Lawmakers’ Challenge to Trump Finances Faces Court Test

The following article by Todd Ruger was posted on the Roll Call website June 6, 2018:

‘We cannot approve, we cannot consent to, what we don’t know’

A federal district court will consider arguments about a Democratic lawsuit regarding President Donald Trump’s business practices. Credit:mSarah Silbiger CQ Roll Call

A federal district judge will hear arguments Thursday about whether Democratic lawmakers can pursue a lawsuit over President Donald Trump’s vast business interests and whether he must get congressional approval before accepting payments or gifts from foreign governments.

More than 200 Democrats filed the lawsuit a year ago, in the first months of Trump’s presidency, when their concerns included payments from governments at the Trump International Hotel in Washington and trademarks issued by the Chinese to Trump and his companies. 

The issue has gained salience with new revelations in recent weeks. Sen. Richard Blumenthal, the Connecticut Democrat who is leading the lawsuit along with Rep. Jerrold Nadler of New York, pointed Tuesday to Trump’s announcement in May that he wanted to help Chinese telecommunications company ZTE.

That was shortly after a $500 million loan from Chinese state groups went to a development in Indonesia with a Trump hotel and golf course, according to media reports of the arrangement. Blumenthal said the situation epitomizes why the drafters put the “emoluments clause” in Article I, Section 9 of the Constitution.

“They wanted judgments by the president to be made independent of any sort of benefit to him, unless the Congress approves,” Blumenthal said. “And we cannot approve, we cannot consent to, what we don’t know.”

The Trump administration, however, has asked the judge to toss out the lawsuit, arguing that the lawmakers don’t have the right to sue. Among the reasons: This is a separation of powers fight to be settled politically, not in a courtroom.

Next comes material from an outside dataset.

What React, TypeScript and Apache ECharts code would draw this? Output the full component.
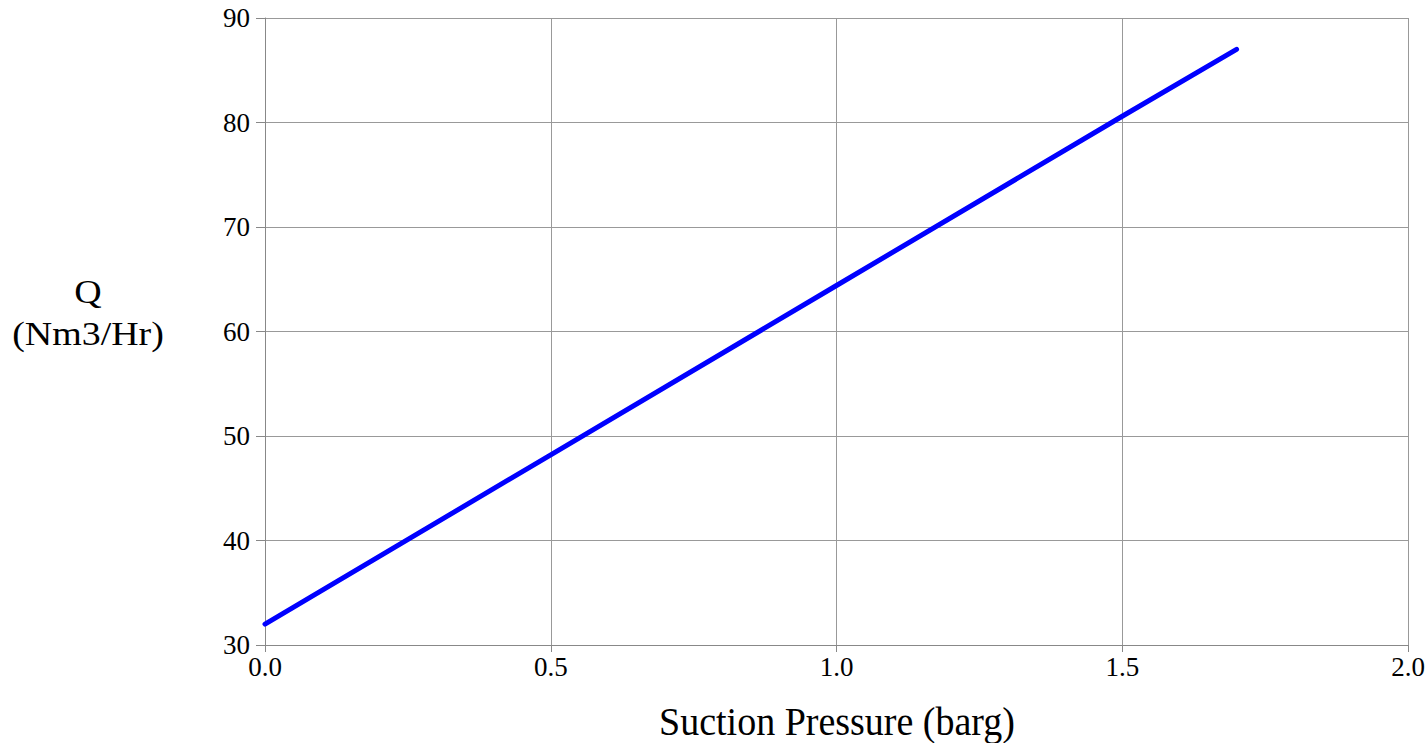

To that point, the Justice Department notes that some lawmakers who filed the suit authored bills about the president’s alleged emoluments clause violations that haven’t gotten a vote.

“Plaintiffs could not convince their own colleagues in Congress to take the actions they desired, and now seek the aid of the Judiciary to circumvent the legislative process prescribed by the Constitution,” the Justice Department wrote.

U.S. District Judge Emmet G. Sullivan will decide the case at a later date.

The emoluments clause states: “No Title of Nobility shall be granted by the United States: And no Person holding any Office of Profit or Trust under them, shall, without the Consent of the Congress, accept of any present, Emolument, Office, or Title, of any kind whatever, from any King, Prince, or foreign State.”

Blumenthal says the clause assigns Congress a task. “It comes down to whether I can do my job, very simply,” Blumenthal said. “My job is to review and consent, or refuse to consent, to foreign benefits going to the president of the United States.”

Because of that, Blumenthal said, Congress “is the only ballgame, the only party, that can enforce the emoluments clause.”

A bipartisan group of 19 former lawmakers sided with the Democrats in the case. In a similar legal battle in March, a federal judge ruled that the District of Columbia and Maryland could proceed with emoluments clause lawsuits against Trump.